The truth about ESG investing
Welcome back to Impact in your Inbox. Our monthly newsletter on all things impact, private equity and climate tech — by Liza Rubinstein, Co-founder and Head of Impact at Carbon Equity. Let’s get to it!
How sustainable are your investments?
Many investors want to have a positive impact on the world alongside making a financial return; however, this isn’t simply done by selecting a sustainable ETF or fund. This article clears up the confusion on ESG investing. Plus, it explores the maze of investing sustainably so you can make more confident investment decisions and have more investor impact.
Climate investing in the private market 101
New investors often come to us looking for the opportunity to go beyond public market investing — and get started in private equity. This, of course, comes with many questions.
Sit down with Jacqueline van den Ende, our Co-founder and CEO, Wiebe Visser, our Managing Director, and me to discuss the most common climate private equity questions and discover:
- The different strategies within private equity
- The value, holding periods and more about private equity funds
- Private equity’s role in solving the climate challenge
- Investing in climate venture capital and private equity through Carbon Equity
The Climate Economy Is About to Explode
In short: The widely cited figure for how much the US’s Inflation Reduction Act (IRA) will spend fighting climate change is $374 billion. This article estimates it could raise to more than $800 billion and eventually equate to roughly $1.7 trillion over the next 10 years.

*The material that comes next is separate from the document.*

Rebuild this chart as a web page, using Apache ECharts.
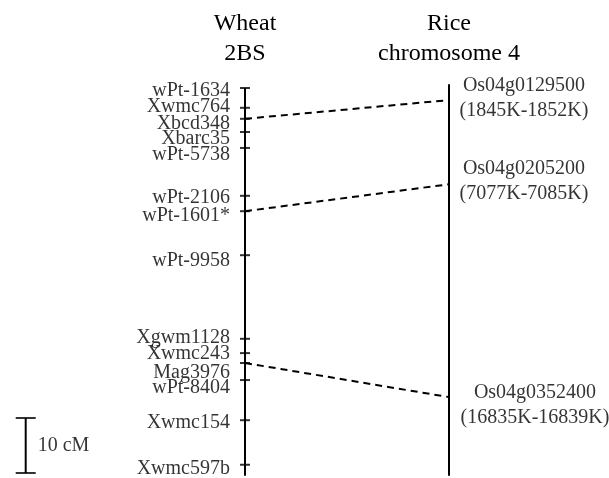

How Crucial Is Venture Capital to the Climate Fight?
In short: As the climate crisis worsens and governments reshape markets (with legislation like the IRA), we can expect a surge in climate startups. Venture capital is well-positioned to be a major funder of these startups. More than the money though, top venture capital fund managers also bring valuable experiences and networks to their portfolio companies.
Bill Gates: You’ll never solve climate change by asking people to consume less
In short: According to Gates, the only real solution to climate change is to innovate and create better and cheaper low-carbon alternatives. Other climate change advocates say that using and consuming less (often called degrowth) is also necessary to get to net zero. What do you think?
Clean hydrogen has a leak problem—and the tech to monitor it is nascent
In short: The oil and gas industry has been struggling with methane (a potent greenhouse gas) leakages for decades. According to this article, hydrogen also poses a leakage problem that needs fixing through investments in monitoring tech, currently just starting to be developed. We’re on the lookout for more of these technologies.
The Role of Critical Minerals in Clean Energy Transitions
In short: Clean energy technologies come with a high mineral resources footprint. Can we obtain enough to get to net zero? The IEA detailed its key recommendations: diversification of supply chains and in minerals used, innovation to reduce material intensity and the scaling up of recycling. To get there, we need clear and strong signals from policymakers.
3 awesome innovations
Form Energy is a long-duration electricity storage startup working to help balance our electricity grid. It announced its Series E of $450M, joined by Energy Impact Partners.
Woltair is a marketplace that helps homeowners get to net zero — by connecting them to installers of heat pumps, plus solar and energy storage solutions. ArcTern Ventures led its €16.3M Series A funding round.
Microharvest developed one of the most efficient and easy-to-scale protein production lines. It grows bacteria with great protein content, which can be used for human food or animal feed. It recently raised an €8.5M Series A led by Astanor Ventures.
Show me the data
This visual is showing 16 countries and their ‘decoupling’ of GDP and CO₂ emissions. By 2016, 70 countries, or one in three worldwide, had seen five years of growing GDP while reducing carbon emissions.
You can also see that quite a few countries have decoupled since 1990, like Finland, Germany, the Netherlands and Sweden. Yet for others, it’s more recent: Spain didn’t decouple until the late 2000s, Australia only decoupled after 2010 and Mexico is one of the more recent countries to do so around 2014.
How have many countries been able to decouple their growth and emissions?
For the first 200 years after the invention of the steam engine, economic growth was coupled with carbon emissions. This began to change in the 1980s due to nuclear power. For the first time, countries grew their power supply and increased activities requiring power — without increasing emissions.
The pace of decoupling started to accelerate further once the service economy made its rise and the cost of renewable power plummeted. Here’s one example.
In 2009, coal was still a lot cheaper than renewables. But by 2020, both wind and solar had become far cheaper per unit of energy. This has changed the CO₂ outlook of emerging economies like India. In 2019, the IEA forecasted that the country’s coal facilities would grow by 80% by 2040. A year later, they revised that to just 10%.*
It’s encouraging to see how a mix of investing, innovation and market forces can allow for green growth and emission reductions. However, we still must channel trillions in investments, continue innovating and establish strong market forces to reach our net zero goals.
Note: GDP isn’t a perfect measure of economic or human wellbeing. That said, increasing GDP while reducing emissions is a good indicator for this exercise.